#### Task:
Identify every line in the records below that contains the word "with", and copy each of those lines.
⟨
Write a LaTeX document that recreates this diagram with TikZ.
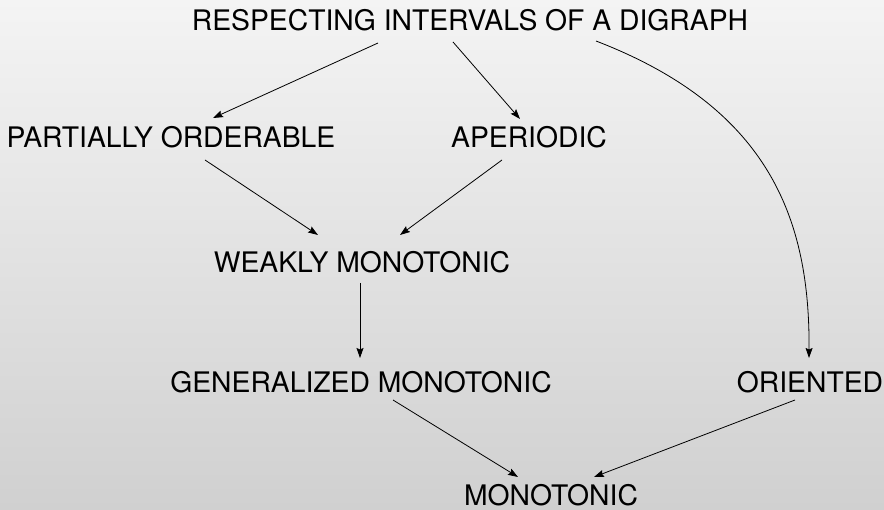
\documentclass[tikz,border=0pt]{standalone}
\usepackage{fontspec}
\setmainfont{TeX Gyre Heros}
\usetikzlibrary{arrows.meta,calc}
\definecolor{bgtop}{HTML}{F4F4F4}
\definecolor{bgbot}{HTML}{D0D0D0}
\tikzset{
  lbl/.style={anchor=base, inner sep=0pt, font=\fontsize{28.3}{34}\selectfont},
  link/.style={line width=0.8pt, -{Stealth[length=10pt,width=7pt,inset=1.5pt]}}
}
\begin{document}
\begin{tikzpicture}[x=1pt,y=-1pt]
  % background panel with vertical shading
  \shade[top color=bgtop, bottom color=bgbot] (0,0) rectangle (884,510);
  \useasboundingbox (0,0) rectangle (884,510);

  % labels (placed by baseline)
  \node[lbl] (resp)   at (470,31)  {RESPECTING INTERVALS OF A DIGRAPH};
  \node[lbl] (part)   at (171,148) {PARTIALLY ORDERABLE};
  \node[lbl] (aper)   at (529,148) {APERIODIC};
  \node[lbl] (weak)   at (362,273) {WEAKLY MONOTONIC};
  \node[lbl] (gen)    at (361,393) {GENERALIZED MONOTONIC};
  \node[lbl] (orient) at (810,393) {ORIENTED};
  \node[lbl] (mono)   at (551,506) {MONOTONIC};

  % implications
  \draw[link] ($(resp.base)+(-92,12)$) -- ($(part.base)+(42,-30)$);
  \draw[link] ($(resp.base)+(-17,11)$) -- ($(aper.base)+(-9,-29)$);
  \draw[link] ($(resp.base)+(126,10)$) .. controls (770,108) and (810,220) .. ($(orient.base)+(-1,-35)$);
  \draw[link] ($(part.base)+(34,12)$) -- ($(weak.base)+(-44,-38)$);
  \draw[link] ($(aper.base)+(-27,12)$) -- ($(weak.base)+(38,-38)$);
  \draw[link] ($(weak.base)+(-2,10)$) -- ($(gen.base)+(-1,-35)$);
  \draw[link] ($(gen.base)+(32,7)$) -- ($(mono.base)+(-33,-29)$);
  \draw[link] ($(orient.base)+(-15,7)$) -- ($(mono.base)+(43,-29)$);
\end{tikzpicture}
\end{document}
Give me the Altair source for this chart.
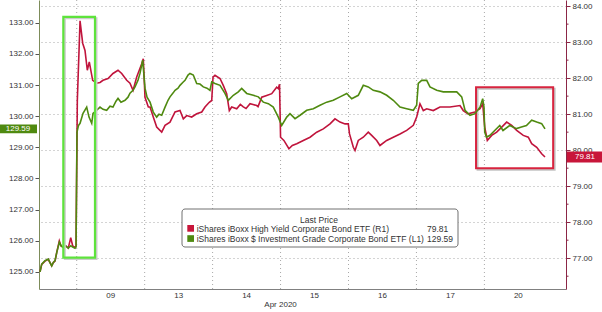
import altair as alt
import pandas as pd

# ---------------- data ----------------
day_pos = [1.5, 2.5, 3.5, 4.5, 5.5, 6.5, 7.5]
day_labels = ["09", "13", "14", "15", "16", "17", "20"]
day_bounds = [1, 2, 3, 4, 5, 6, 7]
x_domain = [0.445, 8.201]
month_label = "Apr 2020"

# iShares iBoxx High Yield Corporate Bond ETF (right axis)
hyg_t = [0.460, 0.485, 0.533, 0.582, 0.607, 0.632, 0.656, 0.681, 0.706, 0.744, 0.769, 0.803, 0.838, 0.876, 0.912, 0.941, 0.975, 0.990,
         1.009, 1.049, 1.088, 1.122, 1.156, 1.185, 1.235, 1.294, 1.343, 1.387, 1.461, 1.534, 1.608, 1.662, 1.736, 1.784, 1.829, 1.883, 1.957, 1.980,
         2.005, 2.054, 2.079, 2.127, 2.177, 2.251, 2.300, 2.373, 2.447, 2.520, 2.569, 2.619, 2.692, 2.766, 2.840, 2.888, 2.951, 2.987,
         3.006, 3.035, 3.109, 3.157, 3.207, 3.246, 3.281, 3.355, 3.408, 3.452, 3.492, 3.551, 3.595, 3.649, 3.669, 3.723, 3.796, 3.870, 3.943, 3.967, 3.985,
         4.000, 4.049, 4.123, 4.173, 4.238, 4.335, 4.434, 4.532, 4.629, 4.728, 4.801, 4.875, 4.949, 4.997,
         5.015, 5.071, 5.096, 5.144, 5.218, 5.291, 5.341, 5.415, 5.463, 5.562, 5.659, 5.758, 5.856, 5.954, 6.003,
         6.052, 6.101, 6.151, 6.248, 6.346, 6.494, 6.641, 6.689, 6.759, 6.862, 6.935, 6.975,
         7.005, 7.043, 7.107, 7.181, 7.255, 7.328, 7.402, 7.475, 7.572, 7.646, 7.696, 7.770, 7.843, 7.892]
hyg_v = [76.62, 76.83, 76.92, 76.97, 76.88, 76.79, 76.88, 76.92, 77.16, 77.48, 77.34, 77.30, 77.34, 77.28, 77.57, 77.34, 77.30, 77.34,
         81.38, 83.59, 82.97, 82.77, 82.22, 82.45, 81.94, 81.86, 81.88, 81.94, 81.99, 82.13, 82.22, 82.13, 81.94, 81.86, 81.66, 82.03, 82.40, 82.54,
         81.47, 81.20, 81.20, 80.92, 80.64, 80.50, 80.69, 80.78, 81.06, 81.10, 80.87, 80.96, 80.92, 81.01, 81.06, 81.20, 81.33, 81.38,
         82.03, 82.08, 81.99, 81.80, 81.57, 81.10, 81.20, 81.15, 81.27, 81.20, 81.16, 81.29, 81.27, 81.24, 81.21, 81.47, 81.52, 81.57, 81.75, 81.71, 81.83,
         80.36, 80.27, 80.04, 80.13, 80.18, 80.27, 80.36, 80.50, 80.59, 80.73, 80.87, 80.78, 80.73, 80.73,
         80.45, 80.08, 79.99, 80.27, 80.36, 80.50, 80.41, 80.27, 80.13, 80.27, 80.36, 80.45, 80.55, 80.69, 80.92,
         81.29, 81.10, 81.15, 81.10, 81.20, 81.20, 81.24, 81.10, 81.01, 81.06, 81.15, 81.29,
         80.64, 80.27, 80.41, 80.50, 80.64, 80.78, 80.69, 80.55, 80.41, 80.36, 80.18, 80.08, 79.90, 79.81]

# iShares iBoxx $ Investment Grade Corporate Bond ETF (left axis)
lqd_t = [0.460, 0.485, 0.533, 0.582, 0.607, 0.632, 0.656, 0.681, 0.706, 0.744, 0.769, 0.803, 0.838, 0.876, 0.912, 0.941, 0.975, 0.990,
         1.004, 1.026, 1.049, 1.093, 1.147, 1.181, 1.221, 1.240, 1.294, 1.343, 1.387, 1.441, 1.490, 1.534, 1.578, 1.608, 1.652, 1.711, 1.755, 1.784, 1.829, 1.858, 1.902, 1.932, 1.971,
         2.005, 2.035, 2.079, 2.127, 2.177, 2.211, 2.251, 2.300, 2.344, 2.373, 2.417, 2.447, 2.491, 2.520, 2.564, 2.594, 2.638, 2.667, 2.716, 2.766, 2.814, 2.863, 2.917, 2.961, 2.987,
         3.035, 3.109, 3.182, 3.231, 3.305, 3.378, 3.428, 3.502, 3.599, 3.673, 3.746, 3.820, 3.893, 3.967,
         4.017, 4.091, 4.139, 4.213, 4.287, 4.385, 4.482, 4.581, 4.679, 4.776, 4.875, 4.974,
         5.047, 5.144, 5.218, 5.291, 5.365, 5.463, 5.562, 5.659, 5.758, 5.856, 5.954, 6.003,
         6.027, 6.077, 6.151, 6.199, 6.298, 6.395, 6.494, 6.593, 6.666, 6.715, 6.788, 6.862, 6.935, 6.975, 6.994,
         7.005, 7.030, 7.078, 7.152, 7.226, 7.274, 7.373, 7.472, 7.545, 7.619, 7.696, 7.770, 7.843, 7.892]
lqd_v = [125.00, 125.25, 125.36, 125.41, 125.30, 125.19, 125.30, 125.36, 125.62, 125.95, 125.84, 125.78, 125.84, 125.76, 125.84, 125.80, 125.76, 125.80,
         129.49, 129.70, 129.77, 130.09, 130.29, 129.97, 129.77, 130.09, 130.19, 130.29, 130.22, 130.19, 130.32, 130.29, 130.48, 130.57, 130.45, 130.51, 130.61, 130.74, 130.83, 130.94, 131.15, 131.38, 131.80,
         130.90, 130.61, 130.45, 130.13, 129.97, 130.06, 130.03, 130.29, 130.51, 130.62, 130.74, 130.83, 130.90, 130.99, 131.09, 131.15, 131.32, 131.37, 131.32, 131.05, 131.03, 130.94, 130.90, 130.83, 131.10,
         131.05, 130.99, 130.73, 130.51, 130.67, 130.78, 130.89, 130.73, 130.67, 130.62, 130.45, 130.40, 130.29, 129.97,
         129.70, 129.97, 130.08, 129.92, 130.03, 130.19, 130.24, 130.35, 130.45, 130.51, 130.62, 130.73,
         130.56, 130.67, 130.99, 130.94, 130.83, 130.78, 130.67, 130.51, 130.29, 130.24, 130.19, 130.35,
         131.05, 131.15, 131.15, 130.94, 130.83, 130.78, 130.78, 130.78, 130.62, 130.19, 130.03, 130.08, 130.29, 130.56, 130.29,
         129.49, 129.33, 129.38, 129.54, 129.70, 129.54, 129.70, 129.60, 129.65, 129.70, 129.87, 129.81, 129.76, 129.59]

left_ticks = [125, 126, 127, 128, 129, 130, 131, 132, 133]
right_ticks = [77, 78, 79, 80, 81, 82, 83, 84]
right_minor = [76.5, 77.5, 78.5, 79.5, 80.5, 81.5, 82.5, 83.5]
left_domain = [124.45, 133.73]
right_domain = [76.145, 84.17]

green_box_t = [0.803, 1.269]
green_box_v = [125.46, 133.19]
red_box_t = [6.877, 8.012]
red_box_v = [79.50, 81.75]

legend_title = "Last Price"
legend_names = ["iShares iBoxx High Yield Corporate Bond ETF  (R1)",
                "iShares iBoxx $ Investment Grade Corporate Bond ETF  (L1)"]

# ---------------- style ----------------
RED = "#c0143c"
GREEN = "#4f8a10"
FONT = "Liberation Sans"
TXT = "#333333"
W, H = 527, 289
LEG_FS = 8.5

x_scale = alt.Scale(domain=x_domain, nice=False, zero=False)
x_axis = alt.Axis(labels=False, ticks=False, grid=False, domainColor="#808080", title=None)

r_scale = alt.Scale(domain=right_domain, nice=False, zero=False)
r_axis = alt.Axis(orient="right", values=right_ticks, format=".2f", grid=True, gridDash=[1, 3],
                  gridColor="#a8a8a8", domainColor="#8b2646", tickColor="#8b2646", tickSize=4,
                  labelPadding=2, labelFontSize=8, labelColor=TXT, labelFont=FONT, title=None)
l_scale = alt.Scale(domain=left_domain, nice=False, zero=False)
l_axis = alt.Axis(orient="left", values=left_ticks, format=".2f", grid=False,
                  domainColor="#7d8c5a", tickColor="#555555", tickSize=4, labelPadding=2,
                  labelFontSize=8, labelColor=TXT, labelFont=FONT, title=None)


def X(field):
    return alt.X(field, scale=x_scale, axis=x_axis)


def YR(field):
    return alt.Y(field, scale=r_scale, axis=r_axis)


def YL(field):
    return alt.Y(field, scale=l_scale, axis=l_axis)


# vertical day grid, day labels
grid_df = pd.DataFrame({"t": day_bounds})
vgrid = alt.Chart(grid_df).mark_rule(color="#a8a8a8", strokeDash=[1, 3], strokeWidth=1).encode(x=X("t:Q"))
days_df = pd.DataFrame({"t": day_pos, "lbl": day_labels})
day_text = alt.Chart(days_df).mark_text(fontSize=8, font=FONT, color=TXT, align="center", baseline="middle").encode(
    x=X("t:Q"), y=alt.value(H + 7), text="lbl:N"
)
month_df = pd.DataFrame({"t": [4.0], "lbl": [month_label]})
month_text = alt.Chart(month_df).mark_text(fontSize=8, font=FONT, color=TXT, align="center", baseline="middle").encode(
    x=X("t:Q"), y=alt.value(H + 16), text="lbl:N"
)

# ---------------- right (HYG) ----------------
hyg_df = pd.DataFrame({"t": hyg_t, "v": hyg_v})
red_line = alt.Chart(hyg_df).mark_line(color=RED, strokeWidth=1.6).encode(x=X("t:Q"), y=YR("v:Q"))
minor_df = pd.DataFrame({"m": right_minor})
red_minor = alt.Chart(minor_df).mark_rule(color="#8b2646", strokeWidth=1).encode(
    x=alt.value(W), x2=alt.value(W + 2.5), y=YR("m:Q"))
rbox_df = pd.DataFrame({"t1": [red_box_t[0]], "t2": [red_box_t[1]], "v1": [red_box_v[0]], "v2": [red_box_v[1]]})
red_box_shadow = alt.Chart(rbox_df).mark_rect(fill="transparent", stroke="#c4c4c4", strokeWidth=2,
                                              xOffset=1.5, yOffset=1.5, x2Offset=1.5, y2Offset=1.5).encode(
    x=X("t1:Q"), x2="t2:Q", y=YR("v1:Q"), y2="v2:Q")
red_box = alt.Chart(rbox_df).mark_rect(fill="transparent", stroke="#d8243f", strokeWidth=2).encode(
    x=X("t1:Q"), x2="t2:Q", y=YR("v1:Q"), y2="v2:Q")
rlast_df = pd.DataFrame({"v": [hyg_v[-1]], "lbl": ["%.2f" % hyg_v[-1]]})
red_badge = alt.Chart(rlast_df).mark_point(shape="M-1,-0.32L1,-0.32L1,0.32L-1,0.32Z", filled=True,
                                           size=35 * 35, opacity=1, color="#c8163a", strokeWidth=0).encode(
    x=alt.value(W + 18.5), y=YR("v:Q"))
red_badge_txt = alt.Chart(rlast_df).mark_text(color="white", fontSize=8, font=FONT, align="center",
                                              baseline="middle").encode(
    x=alt.value(W + 19), y=YR("v:Q"), text="lbl:N")
red_group = alt.layer(red_line, red_minor, red_box_shadow, red_box, red_badge, red_badge_txt)

# ---------------- left (LQD) ----------------
lqd_df = pd.DataFrame({"t": lqd_t, "v": lqd_v})
green_line = alt.Chart(lqd_df).mark_line(color=GREEN, strokeWidth=1.6).encode(x=X("t:Q"), y=YL("v:Q"))
gbox_df = pd.DataFrame({"t1": [green_box_t[0]], "t2": [green_box_t[1]], "v1": [green_box_v[0]], "v2": [green_box_v[1]]})
green_box_shadow = alt.Chart(gbox_df).mark_rect(fill="transparent", stroke="#cccccc", strokeWidth=2,
                                                xOffset=1.5, yOffset=1.5, x2Offset=1.5, y2Offset=1.5).encode(
    x=X("t1:Q"), x2="t2:Q", y=YL("v1:Q"), y2="v2:Q")
green_box = alt.Chart(gbox_df).mark_rect(fill="transparent", stroke="#5ee33c", strokeWidth=2.2).encode(
    x=X("t1:Q"), x2="t2:Q", y=YL("v1:Q"), y2="v2:Q")
glast_df = pd.DataFrame({"v": [lqd_v[-1]], "lbl": ["%.2f" % lqd_v[-1]]})
green_badge = alt.Chart(glast_df).mark_point(shape="M-1,-0.24L1,-0.24L1,0.24L-1,0.24Z", filled=True,
                                             size=37 * 37, opacity=1, color=GREEN, strokeWidth=0).encode(
    x=alt.value(-20.5), y=YL("v:Q"))
green_badge_txt = alt.Chart(glast_df).mark_text(color="white", fontSize=8, font=FONT, align="center",
                                                baseline="middle").encode(
    x=alt.value(-21), y=YL("v:Q"), text="lbl:N")
green_group = alt.layer(green_line, green_box_shadow, green_box, green_badge, green_badge_txt)

# ---------------- legend box ----------------
one = pd.DataFrame({"a": [0]})
leg_box = alt.Chart(one).mark_rect(fill="white", stroke="#707070", strokeWidth=1, cornerRadius=3).encode(
    x=alt.value(143), x2=alt.value(419), y=alt.value(209), y2=alt.value(247))
leg_title = alt.Chart(one).mark_text(fontSize=LEG_FS, font=FONT, color=TXT, align="center", baseline="middle",
                                     text=legend_title).encode(x=alt.value(280), y=alt.value(219.5))
leg_sq1 = alt.Chart(one).mark_rect(color="#c8163a").encode(
    x=alt.value(148.3), x2=alt.value(155), y=alt.value(225), y2=alt.value(231.7))
leg_sq2 = alt.Chart(one).mark_rect(color=GREEN).encode(
    x=alt.value(148.3), x2=alt.value(155), y=alt.value(235.2), y2=alt.value(241.9))
leg_t1 = alt.Chart(one).mark_text(fontSize=LEG_FS, font=FONT, color=TXT, align="left", baseline="middle",
                                  text=legend_names[0]).encode(x=alt.value(157.7), y=alt.value(228.5))
leg_t2 = alt.Chart(one).mark_text(fontSize=LEG_FS, font=FONT, color=TXT, align="left", baseline="middle",
                                  text=legend_names[1]).encode(x=alt.value(157.7), y=alt.value(238.7))
leg_v1 = alt.Chart(one).mark_text(fontSize=LEG_FS, font=FONT, color=TXT, align="left", baseline="middle",
                                  text="%.2f" % hyg_v[-1]).encode(x=alt.value(388), y=alt.value(228.5))
leg_v2 = alt.Chart(one).mark_text(fontSize=LEG_FS, font=FONT, color=TXT, align="left", baseline="middle",
                                  text="%.2f" % lqd_v[-1]).encode(x=alt.value(388), y=alt.value(238.7))
legend = alt.layer(leg_box, leg_title, leg_sq1, leg_sq2, leg_t1, leg_t2, leg_v1, leg_v2)

chart = alt.layer(vgrid, day_text, month_text, red_group, green_group, legend).resolve_scale(
    y="independent"
).properties(
    width=W, height=H,
    autosize=alt.AutoSizeParams(type="none"),
    padding={"left": 39, "top": 0, "right": 36, "bottom": 23},
    background="white",
).configure_view(strokeWidth=0)

chart.save("out.html", embed_options={"renderer": "svg", "actions": False})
⟩
#### Solution:
Write a LaTeX document that recreates this diagram with TikZ.
  % background panel with vertical shading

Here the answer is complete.